- [Task brief]
Exclude the pictures and reproduce the remaining data exactly as written.

-- start of Dataset rows --

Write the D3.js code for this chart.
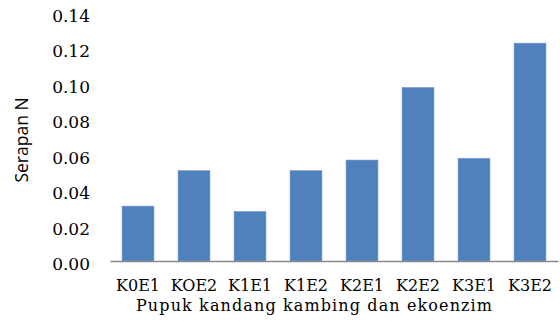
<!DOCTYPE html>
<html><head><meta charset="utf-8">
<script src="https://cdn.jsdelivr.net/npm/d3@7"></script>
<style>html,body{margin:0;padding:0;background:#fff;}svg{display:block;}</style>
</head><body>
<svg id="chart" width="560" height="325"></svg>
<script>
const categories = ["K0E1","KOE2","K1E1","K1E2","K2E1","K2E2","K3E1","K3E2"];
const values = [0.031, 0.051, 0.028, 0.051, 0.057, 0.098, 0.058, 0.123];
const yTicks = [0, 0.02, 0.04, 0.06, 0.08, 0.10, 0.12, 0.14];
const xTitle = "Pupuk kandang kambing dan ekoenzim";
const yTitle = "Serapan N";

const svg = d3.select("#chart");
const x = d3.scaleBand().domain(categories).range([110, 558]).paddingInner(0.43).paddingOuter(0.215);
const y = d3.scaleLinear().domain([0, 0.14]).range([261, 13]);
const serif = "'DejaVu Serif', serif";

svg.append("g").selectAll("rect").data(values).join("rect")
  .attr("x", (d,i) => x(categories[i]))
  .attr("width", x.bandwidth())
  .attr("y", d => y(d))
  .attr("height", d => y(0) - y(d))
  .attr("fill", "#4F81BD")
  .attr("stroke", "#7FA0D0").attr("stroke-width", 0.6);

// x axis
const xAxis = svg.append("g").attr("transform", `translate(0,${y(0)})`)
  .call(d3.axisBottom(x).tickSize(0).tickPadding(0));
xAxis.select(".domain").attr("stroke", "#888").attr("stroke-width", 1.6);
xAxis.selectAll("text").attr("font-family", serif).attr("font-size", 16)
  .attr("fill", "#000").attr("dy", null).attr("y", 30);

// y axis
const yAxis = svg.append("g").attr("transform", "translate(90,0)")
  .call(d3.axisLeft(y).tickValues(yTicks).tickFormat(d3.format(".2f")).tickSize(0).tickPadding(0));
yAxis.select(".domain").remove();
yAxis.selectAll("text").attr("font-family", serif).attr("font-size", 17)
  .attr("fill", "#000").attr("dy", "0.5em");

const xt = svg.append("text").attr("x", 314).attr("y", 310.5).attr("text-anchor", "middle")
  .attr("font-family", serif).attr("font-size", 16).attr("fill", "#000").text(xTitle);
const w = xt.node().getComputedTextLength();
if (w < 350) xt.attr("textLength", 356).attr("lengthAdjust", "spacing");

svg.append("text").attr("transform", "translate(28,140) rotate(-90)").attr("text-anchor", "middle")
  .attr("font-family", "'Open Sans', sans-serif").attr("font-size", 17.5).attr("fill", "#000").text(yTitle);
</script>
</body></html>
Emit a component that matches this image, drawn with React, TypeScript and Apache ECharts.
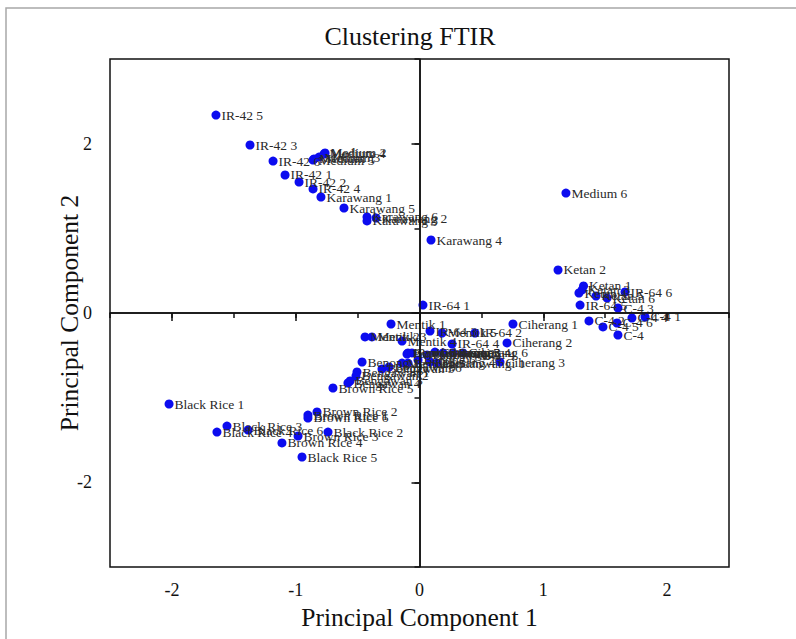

-- end of Dataset rows --

- [Solved exercise]
Write the D3.js code for this chart.
<!DOCTYPE html>
<html><head><meta charset="utf-8">
<script src="https://cdn.jsdelivr.net/npm/d3@7"></script>
<style>html,body{margin:0;padding:0;background:#fff;}svg{display:block;}</style>
</head><body>
<svg id="chart" width="560" height="325"></svg>
<script>
const categories = ["K0E1","KOE2","K1E1","K1E2","K2E1","K2E2","K3E1","K3E2"];
const values = [0.031, 0.051, 0.028, 0.051, 0.057, 0.098, 0.058, 0.123];
const yTicks = [0, 0.02, 0.04, 0.06, 0.08, 0.10, 0.12, 0.14];
const xTitle = "Pupuk kandang kambing dan ekoenzim";
const yTitle = "Serapan N";

const svg = d3.select("#chart");
const x = d3.scaleBand().domain(categories).range([110, 558]).paddingInner(0.43).paddingOuter(0.215);
const y = d3.scaleLinear().domain([0, 0.14]).range([261, 13]);
const serif = "'DejaVu Serif', serif";

svg.append("g").selectAll("rect").data(values).join("rect")
  .attr("x", (d,i) => x(categories[i]))
  .attr("width", x.bandwidth())
  .attr("y", d => y(d))
  .attr("height", d => y(0) - y(d))
  .attr("fill", "#4F81BD")
  .attr("stroke", "#7FA0D0").attr("stroke-width", 0.6);

// x axis
const xAxis = svg.append("g").attr("transform", `translate(0,${y(0)})`)
  .call(d3.axisBottom(x).tickSize(0).tickPadding(0));
xAxis.select(".domain").attr("stroke", "#888").attr("stroke-width", 1.6);
xAxis.selectAll("text").attr("font-family", serif).attr("font-size", 16)
  .attr("fill", "#000").attr("dy", null).attr("y", 30);

// y axis
const yAxis = svg.append("g").attr("transform", "translate(90,0)")
  .call(d3.axisLeft(y).tickValues(yTicks).tickFormat(d3.format(".2f")).tickSize(0).tickPadding(0));
yAxis.select(".domain").remove();
yAxis.selectAll("text").attr("font-family", serif).attr("font-size", 17)
  .attr("fill", "#000").attr("dy", "0.5em");

const xt = svg.append("text").attr("x", 314).attr("y", 310.5).attr("text-anchor", "middle")
  .attr("font-family", serif).attr("font-size", 16).attr("fill", "#000").text(xTitle);
const w = xt.node().getComputedTextLength();
if (w < 350) xt.attr("textLength", 356).attr("lengthAdjust", "spacing");

svg.append("text").attr("transform", "translate(28,140) rotate(-90)").attr("text-anchor", "middle")
  .attr("font-family", "'Open Sans', sans-serif").attr("font-size", 17.5).attr("fill", "#000").text(yTitle);
</script>
</body></html>
Emit a component that matches this image, drawn with React, TypeScript and Apache ECharts.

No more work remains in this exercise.